Queue-async additions:

  1. Due-sweeper recoveries stop while due backlog rises (critical)
  2. Lease conflict/stale-commit rate spikes above baseline (warning)
  3. Retry-saturation exceeds threshold (warning/critical by tenant tier)
  4. Queue age/lag exceeds execution SLO budget (critical)

When using New Relic, derive these from tpf.pipeline.run spans, tpf.step.* metrics (for example tpf.step.reject.total), and provider-native queue-depth metrics for DLQ/reject backlog.

Suggested starter thresholds:

  1. Queue oldest-message age > 2x target execution SLO for 10 minutes (critical).
  2. Retry-saturation ratio > 0.2 for 15 minutes (warning), > 0.4 (critical).
  3. Sweeper recoveries = 0 while due backlog grows for 5 minutes (critical).
  4. Lease/stale conflict rate > 3x 7-day baseline for 10 minutes (warning).

What Alerts Mean Operationally ​

Use channel-specific interpretation so incidents route to the right team.

Execution DLQ Backlog Growth (Critical) ​

Operational meaning:

  1. Terminal execution failures are accumulating faster than triage/re-drive.
  2. Queue-async control plane may be healthy, but execution outcomes are failing systemically.

Business meaning:

  1. End-to-end workflows are not completing.
  2. Customer-visible outcomes can be delayed, missing, or inconsistent until replay.

Immediate operator actions:

  1. Identify dominant terminal causes (FAILED vs DLQ) and affected contracts/steps.
  2. Validate downstream idempotency before any bulk re-drive.
  3. Re-drive in bounded batches and watch duplicate suppression and retry saturation.
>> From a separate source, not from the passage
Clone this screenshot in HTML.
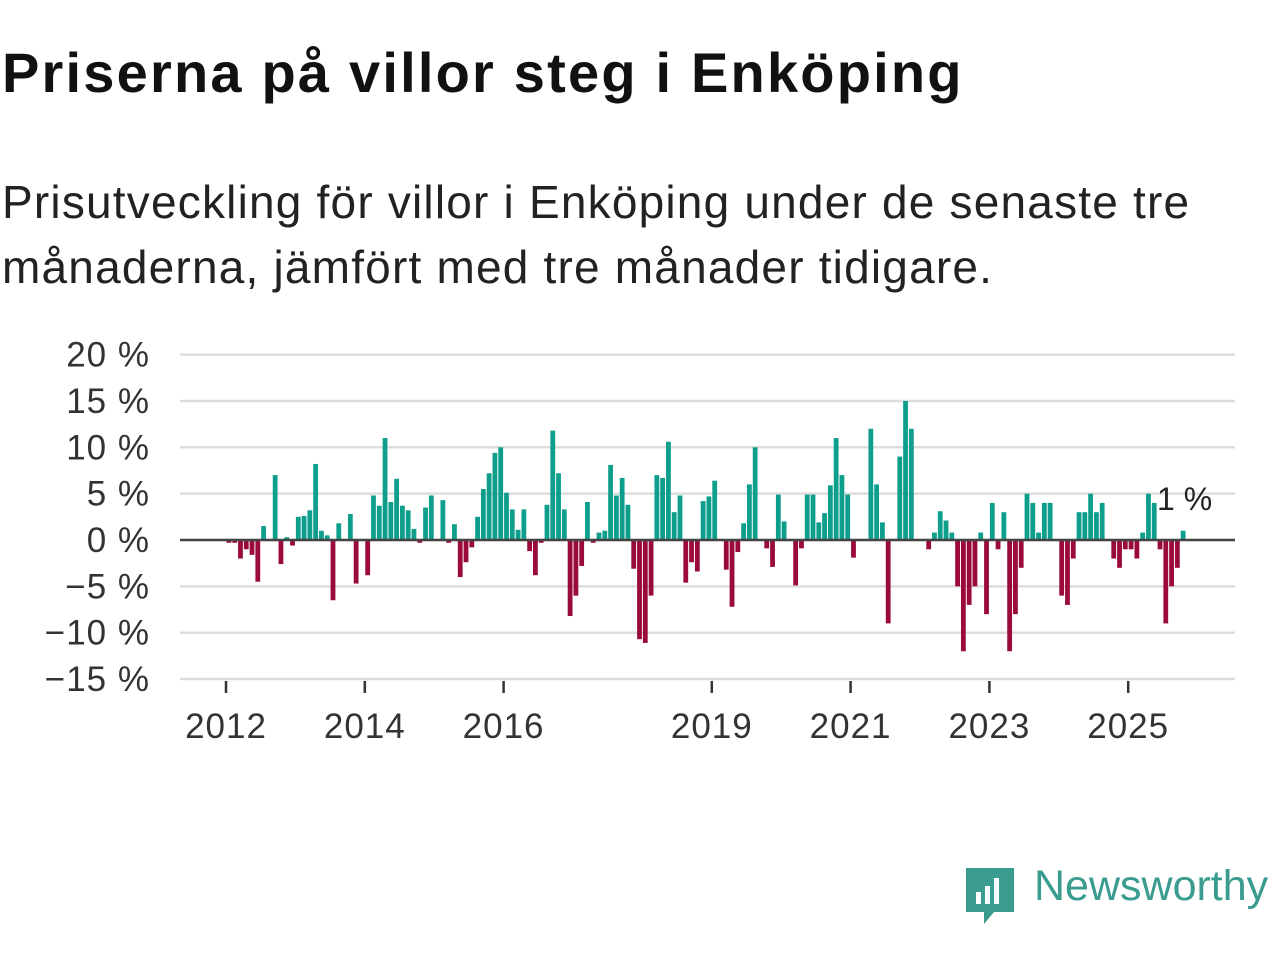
<!DOCTYPE html>
<html><head><meta charset="utf-8"><style>
body{margin:0;background:#fff;width:1280px;height:960px;overflow:hidden;font-family:"Liberation Sans","DejaVu Sans",sans-serif;}
h1{position:absolute;left:2px;top:40px;margin:0;font-size:56px;font-weight:bold;color:#111;letter-spacing:2.2px;white-space:nowrap}
.sub{position:absolute;left:2px;top:170px;margin:0;font-size:46px;line-height:65px;color:#222;width:1278px;letter-spacing:1.2px}
</style></head><body>
<h1>Priserna på villor steg i Enköping</h1>
<p class="sub">Prisutveckling för villor i Enköping under de senaste tre<br>månaderna, jämfört med tre månader tidigare.</p>
<svg id="chart" width="1280" height="960" style="position:absolute;left:0;top:0"></svg>
<div style="position:absolute;left:964px;top:866px;">
<svg width="52" height="60"><path d="M2 2h48v44H30l-10 12v-12H2z" fill="#3a9b8f"/><rect x="12" y="26" width="5" height="12" fill="#fff"/><rect x="21" y="20" width="5" height="18" fill="#fff"/><rect x="30" y="12" width="5" height="26" fill="#fff"/></svg>
</div>
<div style="position:absolute;left:1034px;top:862px;font-size:43px;color:#3a9b8f;">Newsworthy</div>
<script>
const years=[2012,2014,2016,2019,2021,2023,2025];
const yTicks=[20,15,10,5,0,-5,-10,-15];
const yTickLabels=["20 %","15 %","10 %","5 %","0 %","\u22125 %","\u221210 %","\u221215 %"];
const startYear=2012;
const values=[-0.3,-0.3,-2,-1,-1.6,-4.5,1.5,0,7,-2.6,0.3,-0.6,2.5,2.6,3.2,8.2,1,0.5,-6.5,1.8,0,2.8,-4.7,0,-3.8,4.8,3.7,11,4.1,6.6,3.7,3.2,1.2,-0.3,3.5,4.8,0,4.3,-0.3,1.7,-4,-2.4,-0.8,2.5,5.5,7.2,9.4,10,5.1,3.3,1.1,3.3,-1.2,-3.8,-0.3,3.8,11.8,7.2,3.3,-8.2,-6,-2.8,4.1,-0.3,0.8,1,8.1,4.8,6.7,3.8,-3.1,-10.7,-11.1,-6,7,6.7,10.6,3,4.8,-4.6,-2.4,-3.4,4.2,4.7,6.4,0,-3.2,-7.2,-1.3,1.8,6,10,0,-0.9,-2.9,4.9,2,0,-4.9,-0.9,4.9,4.9,1.9,2.9,5.9,11,7,4.9,-1.9,0,0,12,6,1.9,-9,0,9,15,12,0,0,-1,0.8,3.1,2.1,0.8,-5,-12,-7,-5,0.8,-8,4,-1,3,-12,-8,-3,5,4,0.8,4,4,0,-6,-7,-2,3,3,5,3,4,0,-2,-3,-1,-1,-2,0.8,5,4,-1,-9,-5,-3,1];
const lastLabel="1 %";
const NS="http://www.w3.org/2000/svg";
const svg=document.getElementById('chart');
const X0=180,X1=1235;
function y(v){return 540-v*9.27;}
function xYear(yr){return 226+(yr-2012)*69.4;}
function xMonth(i){return xYear(startYear)+(i+0.5)*69.4/12;}
function mk(t,a){const e=document.createElementNS(NS,t);for(const k in a)e.setAttribute(k,a[k]);svg.appendChild(e);return e;}
yTicks.forEach((v,i)=>{
 const g=mk('line',{x1:X0,x2:X1,y1:y(v),y2:y(v),stroke:'#ddd','stroke-width':2.5});
 
 
 const t=mk('text',{x:150,y:y(v)+12,'text-anchor':'end','font-size':35,fill:'#333','letter-spacing':1});
 t.textContent=yTickLabels[i];
 
 
});
values.forEach((v,i)=>{
 const x=xMonth(i);
 const r=mk('rect',{x:x-2.4,width:4.8,y:v>=0?y(v):y(0),height:Math.abs(v)*9.27,fill:v>=0?'#0d9e8c':'#9a0a3c'});
 
 
});
const z=mk('line',{x1:X0,x2:X1,y1:y(0),y2:y(0),stroke:'#444','stroke-width':2.5});


years.forEach(yr=>{
 const x=xYear(yr);
 const tk=mk('line',{x1:x,x2:x,y1:681,y2:693,stroke:'#333','stroke-width':2.5});
 
 
 const t=mk('text',{x:x,y:738,'text-anchor':'middle','font-size':35,fill:'#333','letter-spacing':1});
 t.textContent=yr;
 
 
});
const lb=mk('text',{x:1157,y:510,'font-size':32,fill:'#222'});
lb.textContent=lastLabel;


</script>
</body></html>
Item Reject Sink Backlog Growth (Critical) ​

Operational meaning:

  1. Recover-and-continue paths are active, but rejected items are not being drained.
  2. Step execution may still be healthy while reject-handling capacity is insufficient.

Business meaning:

  1. Main workflows can complete, but rejected records accumulate unresolved business exceptions.
  2. SLA risk is often on data completeness/quality rather than total platform availability.
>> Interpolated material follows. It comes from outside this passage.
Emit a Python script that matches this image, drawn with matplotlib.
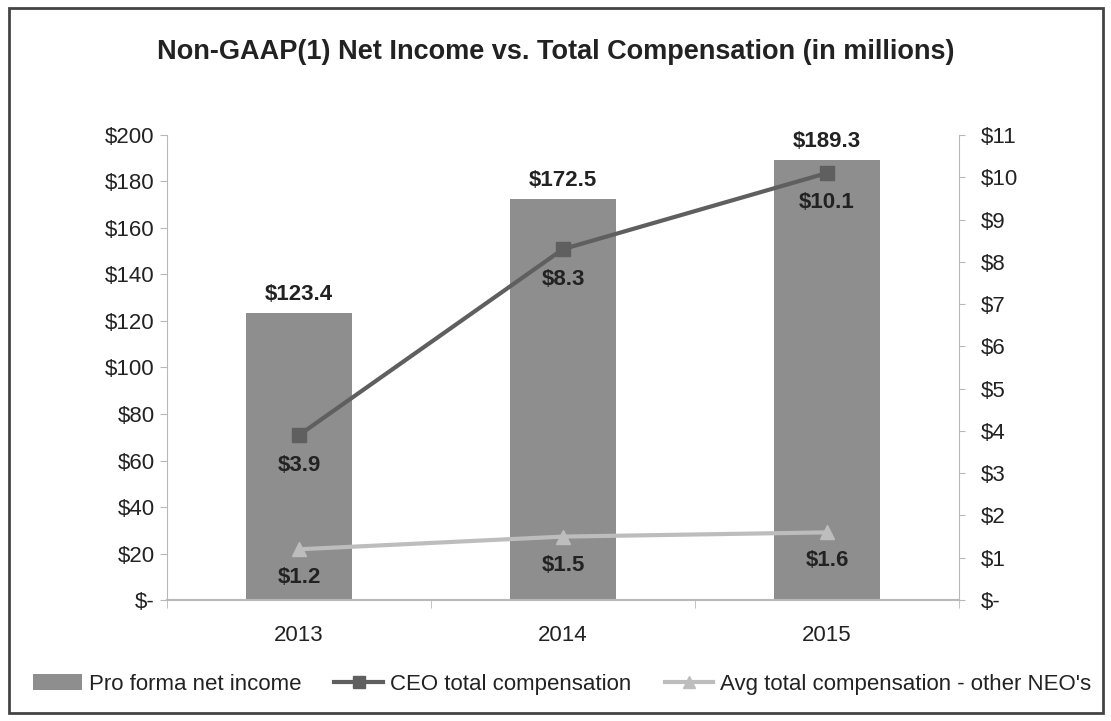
import matplotlib
matplotlib.use('Agg')
import matplotlib.pyplot as plt
from matplotlib.patches import Rectangle
import numpy as np

plt.rcParams['font.family'] = ['Liberation Sans', 'DejaVu Sans']

years = ['2013', '2014', '2015']
net_income = [123.4, 172.5, 189.3]
ceo_comp = [3.9, 8.3, 10.1]
neo_comp = [1.2, 1.5, 1.6]

left_ticks = list(range(0, 201, 20))
left_labels = ['$-'] + ['$' + str(v) for v in left_ticks[1:]]
right_ticks = list(range(0, 12))
right_labels = ['$-'] + ['$' + str(v) for v in right_ticks[1:]]

bar_col = '#8e8e8e'
ceo_col = '#5f5f5f'
neo_col = '#bdbdbd'
axis_col = '#b8b8b8'
text_col = '#222222'

fig = plt.figure(figsize=(11.11, 7.21), dpi=100)
ax = fig.add_axes([0.1503, 0.1678, 0.7129, 0.645])
ax2 = ax.twinx()

x = np.arange(len(years))
bars = ax.bar(x, net_income, width=0.40, color=bar_col, label='Pro forma net income', zorder=1)
ax.set_xlim(-0.5, 2.5)
ax.set_ylim(0, 200)
ax.set_yticks(left_ticks)
ax.set_yticklabels(left_labels)
ax.set_xticks(x)
ax.set_xticklabels(years)
ax.set_xticks([-0.5, 0.5, 1.5, 2.5], minor=True)
ax.tick_params(axis='x', which='major', length=0, pad=18, labelsize=16, colors=text_col)
ax.tick_params(axis='x', which='minor', length=6, color=axis_col)
ax.tick_params(axis='y', length=5, color=axis_col, labelsize=16, labelcolor=text_col, pad=4)

# bar value labels
for b, v in zip(bars, net_income):
    ax.annotate('$%.1f' % v, (b.get_x() + b.get_width() / 2, v), xytext=(0, 6),
                textcoords='offset points', ha='center', va='bottom',
                fontsize=16, fontweight='bold', color=text_col)

ax2.set_ylim(0, 11)
ax2.set_yticks(right_ticks)
ax2.set_yticklabels(right_labels)
ax2.tick_params(axis='y', length=4, color=axis_col, labelsize=16, labelcolor=text_col, pad=12)

l1, = ax2.plot(x, ceo_comp, color=ceo_col, lw=3, marker='s', markersize=10,
               label='CEO total compensation', zorder=3)
l2, = ax2.plot(x, neo_comp, color=neo_col, lw=3, marker='^', markersize=10,
               label="Avg total compensation - other NEO's", zorder=3)

for xi, v in zip(x, ceo_comp):
    ax2.annotate('$%.1f' % v, (xi, v), xytext=(0, -14), textcoords='offset points',
                 ha='center', va='top', fontsize=16, fontweight='bold', color=text_col)
for xi, v in zip(x, neo_comp):
    ax2.annotate('$%.1f' % v, (xi, v), xytext=(0, -13), textcoords='offset points',
                 ha='center', va='top', fontsize=16, fontweight='bold', color=text_col)

for a in (ax, ax2):
    for s in a.spines.values():
        s.set_visible(False)
ax.spines['left'].set_visible(True)
ax.spines['left'].set_color(axis_col)
ax.spines['bottom'].set_visible(True)
ax.spines['bottom'].set_color(axis_col)
ax.spines['bottom'].set_linewidth(1.5)
ax2.spines['right'].set_visible(True)
ax2.spines['right'].set_color(axis_col)

fig.text(0.5, 0.928, 'Non-GAAP(1) Net Income vs. Total Compensation (in millions)',
         ha='center', va='center', fontsize=19.5, fontweight='bold', color=text_col)

fig.legend([bars, l1, l2], [bars.get_label(), l1.get_label(), l2.get_label()],
           loc='center', bbox_to_anchor=(0.506, 0.051), ncol=3, frameon=False,
           fontsize=16, handlelength=2.2, columnspacing=1.5, handletextpad=0.3,
           markerscale=0.8, labelcolor=text_col)

# outer frame
fig.patches.append(Rectangle((0.008, 0.011), 0.985, 0.978, transform=fig.transFigure,
                             fill=False, edgecolor='#444444', lw=2))

fig.savefig('out.png', dpi=100)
Immediate operator actions:

  1. Segment by reject fingerprint/error class to isolate top failure cohorts.
  2. Coordinate data/business remediation for dominant reject reasons.
  3. Re-drive only corrected cohorts and track repeat-reject ratio.

Worker Lag / Queue Age Breach (Critical) ​

Operational meaning:

  1. Dispatch and processing are behind incoming workload or dependency latency budget.
  2. Recovery paths (retry/sweeper) may amplify lag if left unchecked.

Business meaning:

  1. End-user latency and completion-time SLOs are at risk.
  2. Time-sensitive workflows may miss windows even without outright failure.

Immediate operator actions:

  1. Check dependency latency/error spikes and retry amplification signals.
  2. Scale workers or reduce ingest pressure temporarily.
  3. Verify sweeper activity and lease conflict levels during catch-up.